9. A method for protecting transmission/distribution line capacitors from faults comprising:

monitoring a capacitor branch of a transmission line for a fault condition; and

responding to the fault condition by automatically opening a switch on the capacitor branch to provide an open circuit between the transmission line and a branch capacitor, where the switch is repositionable between an open position and a closed position.

10. The method of claim 9, further comprising:

responding to an absence of the fault condition by automatically closing the switch in order to provide communication between the transmission line and the branch capacitor.

11. The method of claim 10, wherein:

the act of monitoring the capacitor branch of the transmission line for the fault condition includes testing the capacitor branch for the fault condition; and

the act of testing the capacitor branch for the fault condition includes automatically closing the switch.

12. A capacitor switch and control system for high-power transmission/distribution lines comprising a capacitor controller adapted to be in electrical communication with a transmission line and operative to selectively control, using a logic circuit, at least one of opening and closing of a capacitor switch.

13. The capacitor switch and control system of claim 12, wherein:

the logic circuit is operative to control the opening of the capacitor switch in response to a fault condition; and

the logic circuit is operative to control the closing of the capacitor switch in an absence of the fault condition.
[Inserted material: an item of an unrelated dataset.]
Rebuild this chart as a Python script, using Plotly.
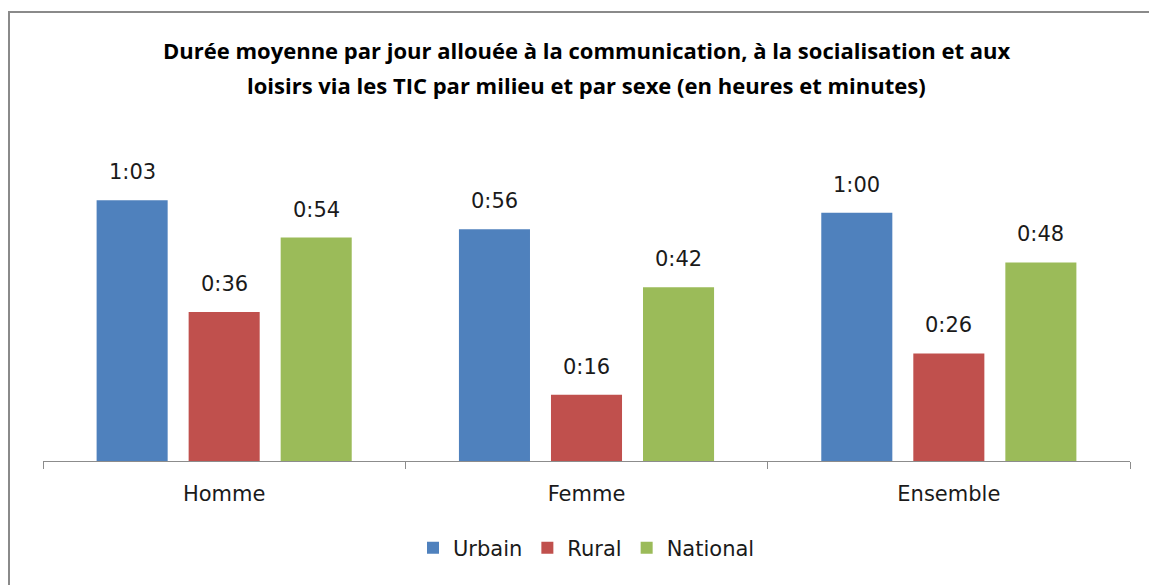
import plotly.graph_objects as go

# Data (minutes per day)
categories = ["Homme", "Femme", "Ensemble"]
series_names = ["Urbain", "Rural", "National"]
urbain = [63, 56, 60]
rural = [36, 16, 26]
national = [54, 42, 48]

COLORS = {"Urbain": "#4F81BD", "Rural": "#C0504D", "National": "#9BBB59"}
LABEL_FONT = "DejaVu Sans, Verdana, sans-serif"
TITLE_FONT = "Open Sans, Noto Sans, sans-serif"

title_lines = [
    "Durée moyenne par jour allouée à la communication, à la socialisation et aux",
    "loisirs via les TIC par milieu et par sexe (en heures et minutes)",
]


def fmt(minutes):
    return f"{minutes // 60}:{minutes % 60:02d}"


# page body has an 8px margin, so the figure is sized/offset to compensate
W, H = 1149, 577
ml, mr, mt, mb = 35, 27, 122, 124
pw, ph = W - ml - mr, H - mt - mb

fig = go.Figure()
values = {"Urbain": urbain, "Rural": rural, "National": national}
for name in series_names:
    fig.add_trace(go.Bar(
        name=name,
        x=categories,
        y=values[name],
        marker_color=COLORS[name],
        marker_line_width=0,
        hoverinfo="skip",
    ))

# value labels above bars
shifts = {"Urbain": -92, "Rural": 0, "National": 92}
annotations = []
for name in series_names:
    for cat, v in zip(categories, values[name]):
        annotations.append(dict(
            x=cat, y=v, xref="x", yref="y", text=fmt(v),
            showarrow=False, xshift=shifts[name], yshift=14,
            yanchor="bottom", font=dict(family=LABEL_FONT, size=21, color="#1a1a1a"),
        ))

# two-line title with Excel-like line spacing
for i, line in enumerate(title_lines):
    py = 42 + 35 * i
    annotations.append(dict(
        x=0.5, y=(H - mb - py) / ph, xref="paper", yref="paper",
        text=f"<b>{line}</b>", showarrow=False, xanchor="center", yanchor="middle",
        font=dict(family=TITLE_FONT, size=22, color="#000000"),
    ))

fig.update_layout(
    width=W, height=H,
    margin=dict(l=ml, r=mr, t=mt, b=mb),
    plot_bgcolor="white", paper_bgcolor="white",
    barmode="group", bargap=0.238, bargroupgap=0.228,
    annotations=annotations,
    showlegend=True,
    legend=dict(
        orientation="h", x=0.5, xanchor="center",
        y=(H - mb - 540) / ph, yanchor="middle",
        font=dict(family=LABEL_FONT, size=21, color="#1a1a1a"),
        itemwidth=30,
    ),
    xaxis=dict(
        showline=True, linecolor="#8c8c8c", linewidth=1,
        ticks="outside", tickson="boundaries", ticklen=7, tickcolor="#8c8c8c",
        tickfont=dict(family=LABEL_FONT, size=21, color="#1a1a1a"),
        ticklabelstandoff=14,
        showgrid=False, fixedrange=True,
    ),
    yaxis=dict(range=[0, 80], visible=False, fixedrange=True),
    shapes=[dict(
        type="rect", xref="paper", yref="paper",
        x0=(1 - ml) / pw, x1=(1165 - ml) / pw,
        y0=(H - mb - 600) / ph, y1=(H - mb - 4) / ph,
        line=dict(color="#8a8a8a", width=2), fillcolor="rgba(0,0,0,0)",
        layer="below",
    )],
)

fig.write_html("out.html")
14. The capacitor switch and control system of claim 12, wherein the logic circuit is operative to control the closing of the capacitor switch in response to not immediately following the absence of the fault condition.

15. The capacitor switch and control system of claim 12, wherein:

the logic circuit is operative to control the closing of the capacitor switch after a predetermined period of time from when the capacitor switch was opened.